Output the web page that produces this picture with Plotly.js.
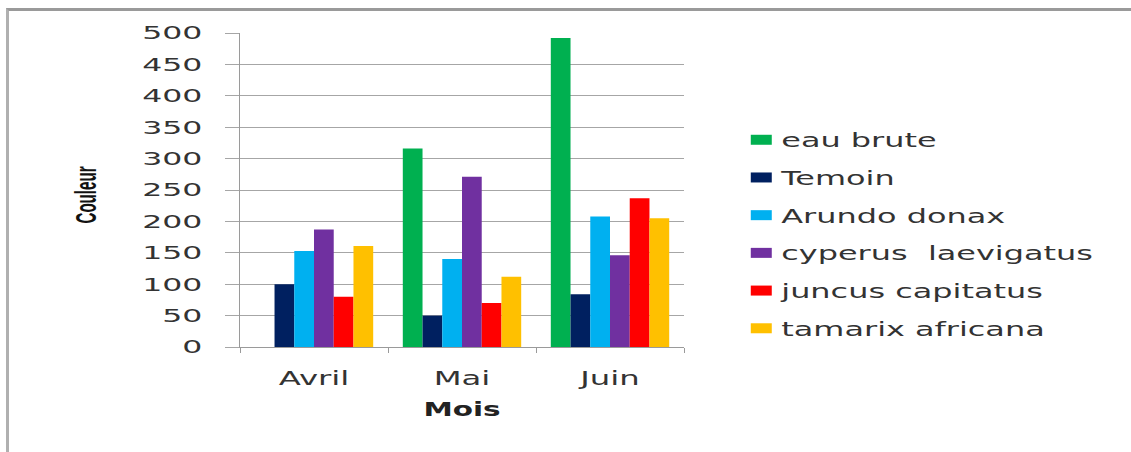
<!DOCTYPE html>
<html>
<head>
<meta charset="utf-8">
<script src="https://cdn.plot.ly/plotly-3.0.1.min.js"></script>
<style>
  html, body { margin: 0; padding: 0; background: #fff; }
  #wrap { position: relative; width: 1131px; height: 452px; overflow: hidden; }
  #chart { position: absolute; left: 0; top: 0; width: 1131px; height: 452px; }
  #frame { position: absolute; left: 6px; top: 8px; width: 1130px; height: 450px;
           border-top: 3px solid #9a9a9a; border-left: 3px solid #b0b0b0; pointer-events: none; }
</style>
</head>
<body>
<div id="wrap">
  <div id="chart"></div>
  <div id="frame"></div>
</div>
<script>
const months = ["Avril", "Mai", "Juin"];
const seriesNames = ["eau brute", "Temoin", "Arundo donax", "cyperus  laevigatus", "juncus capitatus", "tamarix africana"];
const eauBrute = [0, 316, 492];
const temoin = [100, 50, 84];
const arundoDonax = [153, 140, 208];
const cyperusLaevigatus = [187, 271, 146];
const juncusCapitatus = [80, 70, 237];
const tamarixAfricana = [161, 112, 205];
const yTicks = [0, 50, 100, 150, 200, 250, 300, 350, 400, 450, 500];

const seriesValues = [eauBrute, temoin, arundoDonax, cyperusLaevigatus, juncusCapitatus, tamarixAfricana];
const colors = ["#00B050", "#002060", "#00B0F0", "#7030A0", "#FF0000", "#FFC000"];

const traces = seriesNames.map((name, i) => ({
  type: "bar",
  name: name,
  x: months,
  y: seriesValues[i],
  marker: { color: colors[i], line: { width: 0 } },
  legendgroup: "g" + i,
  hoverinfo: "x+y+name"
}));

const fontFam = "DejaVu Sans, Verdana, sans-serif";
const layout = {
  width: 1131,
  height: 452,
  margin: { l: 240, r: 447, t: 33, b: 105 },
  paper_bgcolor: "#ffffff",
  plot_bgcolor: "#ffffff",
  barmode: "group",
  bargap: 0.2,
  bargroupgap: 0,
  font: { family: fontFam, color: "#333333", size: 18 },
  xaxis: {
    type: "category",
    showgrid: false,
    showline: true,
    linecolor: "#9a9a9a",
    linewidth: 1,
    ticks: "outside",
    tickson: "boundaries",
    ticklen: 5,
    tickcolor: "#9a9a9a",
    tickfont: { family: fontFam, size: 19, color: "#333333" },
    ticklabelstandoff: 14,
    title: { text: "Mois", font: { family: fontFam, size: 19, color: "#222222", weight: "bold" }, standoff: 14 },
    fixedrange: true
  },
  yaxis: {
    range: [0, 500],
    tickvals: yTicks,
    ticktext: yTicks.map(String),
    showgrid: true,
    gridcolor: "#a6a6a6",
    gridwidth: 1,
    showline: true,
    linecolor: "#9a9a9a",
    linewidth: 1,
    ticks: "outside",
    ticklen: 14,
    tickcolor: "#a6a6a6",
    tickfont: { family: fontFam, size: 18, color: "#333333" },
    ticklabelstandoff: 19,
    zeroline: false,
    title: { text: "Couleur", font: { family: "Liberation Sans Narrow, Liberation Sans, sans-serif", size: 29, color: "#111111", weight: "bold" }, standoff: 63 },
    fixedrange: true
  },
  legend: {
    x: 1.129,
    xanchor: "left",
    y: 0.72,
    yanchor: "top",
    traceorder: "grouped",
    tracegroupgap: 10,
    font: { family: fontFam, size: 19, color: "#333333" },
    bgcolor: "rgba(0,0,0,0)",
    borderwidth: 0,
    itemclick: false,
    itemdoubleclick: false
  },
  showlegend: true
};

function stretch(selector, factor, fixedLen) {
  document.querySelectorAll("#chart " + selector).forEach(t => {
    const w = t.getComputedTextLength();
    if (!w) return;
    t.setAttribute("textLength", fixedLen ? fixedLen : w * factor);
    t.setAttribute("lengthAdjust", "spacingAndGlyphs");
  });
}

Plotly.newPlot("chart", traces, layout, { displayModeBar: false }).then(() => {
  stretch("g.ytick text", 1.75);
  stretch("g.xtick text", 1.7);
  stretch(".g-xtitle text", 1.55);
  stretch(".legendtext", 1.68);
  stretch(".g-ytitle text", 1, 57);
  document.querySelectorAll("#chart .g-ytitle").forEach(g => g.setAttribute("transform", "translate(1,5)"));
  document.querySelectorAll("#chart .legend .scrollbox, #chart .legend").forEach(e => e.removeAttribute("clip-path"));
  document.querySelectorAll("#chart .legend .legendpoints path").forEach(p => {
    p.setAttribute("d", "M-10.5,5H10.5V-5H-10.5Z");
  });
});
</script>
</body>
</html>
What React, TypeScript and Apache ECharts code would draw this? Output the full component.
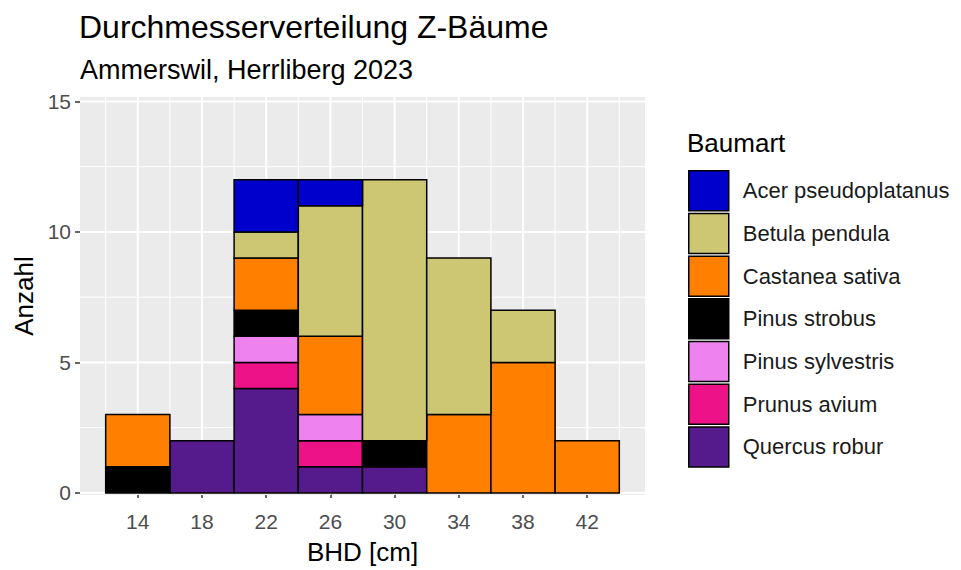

----

● WRITTEN REQUEST
An exact transcription of all the entries is required, without the pictures.

● FINAL RESULT
Output the web page that produces this picture with Plotly.js.
<!DOCTYPE html>
<html>
<head>
<meta charset="utf-8">
<script src="https://cdn.plot.ly/plotly-3.0.1.min.js"></script>
<style>
  html, body { margin: 0; padding: 0; background: #fff; }
  #wrap { position: relative; width: 1131px; height: 452px; overflow: hidden; }
  #chart { position: absolute; left: 0; top: 0; width: 1131px; height: 452px; }
  #frame { position: absolute; left: 6px; top: 8px; width: 1130px; height: 450px;
           border-top: 3px solid #9a9a9a; border-left: 3px solid #b0b0b0; pointer-events: none; }
</style>
</head>
<body>
<div id="wrap">
  <div id="chart"></div>
  <div id="frame"></div>
</div>
<script>
const months = ["Avril", "Mai", "Juin"];
const seriesNames = ["eau brute", "Temoin", "Arundo donax", "cyperus  laevigatus", "juncus capitatus", "tamarix africana"];
const eauBrute = [0, 316, 492];
const temoin = [100, 50, 84];
const arundoDonax = [153, 140, 208];
const cyperusLaevigatus = [187, 271, 146];
const juncusCapitatus = [80, 70, 237];
const tamarixAfricana = [161, 112, 205];
const yTicks = [0, 50, 100, 150, 200, 250, 300, 350, 400, 450, 500];

const seriesValues = [eauBrute, temoin, arundoDonax, cyperusLaevigatus, juncusCapitatus, tamarixAfricana];
const colors = ["#00B050", "#002060", "#00B0F0", "#7030A0", "#FF0000", "#FFC000"];

const traces = seriesNames.map((name, i) => ({
  type: "bar",
  name: name,
  x: months,
  y: seriesValues[i],
  marker: { color: colors[i], line: { width: 0 } },
  legendgroup: "g" + i,
  hoverinfo: "x+y+name"
}));

const fontFam = "DejaVu Sans, Verdana, sans-serif";
const layout = {
  width: 1131,
  height: 452,
  margin: { l: 240, r: 447, t: 33, b: 105 },
  paper_bgcolor: "#ffffff",
  plot_bgcolor: "#ffffff",
  barmode: "group",
  bargap: 0.2,
  bargroupgap: 0,
  font: { family: fontFam, color: "#333333", size: 18 },
  xaxis: {
    type: "category",
    showgrid: false,
    showline: true,
    linecolor: "#9a9a9a",
    linewidth: 1,
    ticks: "outside",
    tickson: "boundaries",
    ticklen: 5,
    tickcolor: "#9a9a9a",
    tickfont: { family: fontFam, size: 19, color: "#333333" },
    ticklabelstandoff: 14,
    title: { text: "Mois", font: { family: fontFam, size: 19, color: "#222222", weight: "bold" }, standoff: 14 },
    fixedrange: true
  },
  yaxis: {
    range: [0, 500],
    tickvals: yTicks,
    ticktext: yTicks.map(String),
    showgrid: true,
    gridcolor: "#a6a6a6",
    gridwidth: 1,
    showline: true,
    linecolor: "#9a9a9a",
    linewidth: 1,
    ticks: "outside",
    ticklen: 14,
    tickcolor: "#a6a6a6",
    tickfont: { family: fontFam, size: 18, color: "#333333" },
    ticklabelstandoff: 19,
    zeroline: false,
    title: { text: "Couleur", font: { family: "Liberation Sans Narrow, Liberation Sans, sans-serif", size: 29, color: "#111111", weight: "bold" }, standoff: 63 },
    fixedrange: true
  },
  legend: {
    x: 1.129,
    xanchor: "left",
    y: 0.72,
    yanchor: "top",
    traceorder: "grouped",
    tracegroupgap: 10,
    font: { family: fontFam, size: 19, color: "#333333" },
    bgcolor: "rgba(0,0,0,0)",
    borderwidth: 0,
    itemclick: false,
    itemdoubleclick: false
  },
  showlegend: true
};

function stretch(selector, factor, fixedLen) {
  document.querySelectorAll("#chart " + selector).forEach(t => {
    const w = t.getComputedTextLength();
    if (!w) return;
    t.setAttribute("textLength", fixedLen ? fixedLen : w * factor);
    t.setAttribute("lengthAdjust", "spacingAndGlyphs");
  });
}

Plotly.newPlot("chart", traces, layout, { displayModeBar: false }).then(() => {
  stretch("g.ytick text", 1.75);
  stretch("g.xtick text", 1.7);
  stretch(".g-xtitle text", 1.55);
  stretch(".legendtext", 1.68);
  stretch(".g-ytitle text", 1, 57);
  document.querySelectorAll("#chart .g-ytitle").forEach(g => g.setAttribute("transform", "translate(1,5)"));
  document.querySelectorAll("#chart .legend .scrollbox, #chart .legend").forEach(e => e.removeAttribute("clip-path"));
  document.querySelectorAll("#chart .legend .legendpoints path").forEach(p => {
    p.setAttribute("d", "M-10.5,5H10.5V-5H-10.5Z");
  });
});
</script>
</body>
</html>
What React, TypeScript and Apache ECharts code would draw this? Output the full component.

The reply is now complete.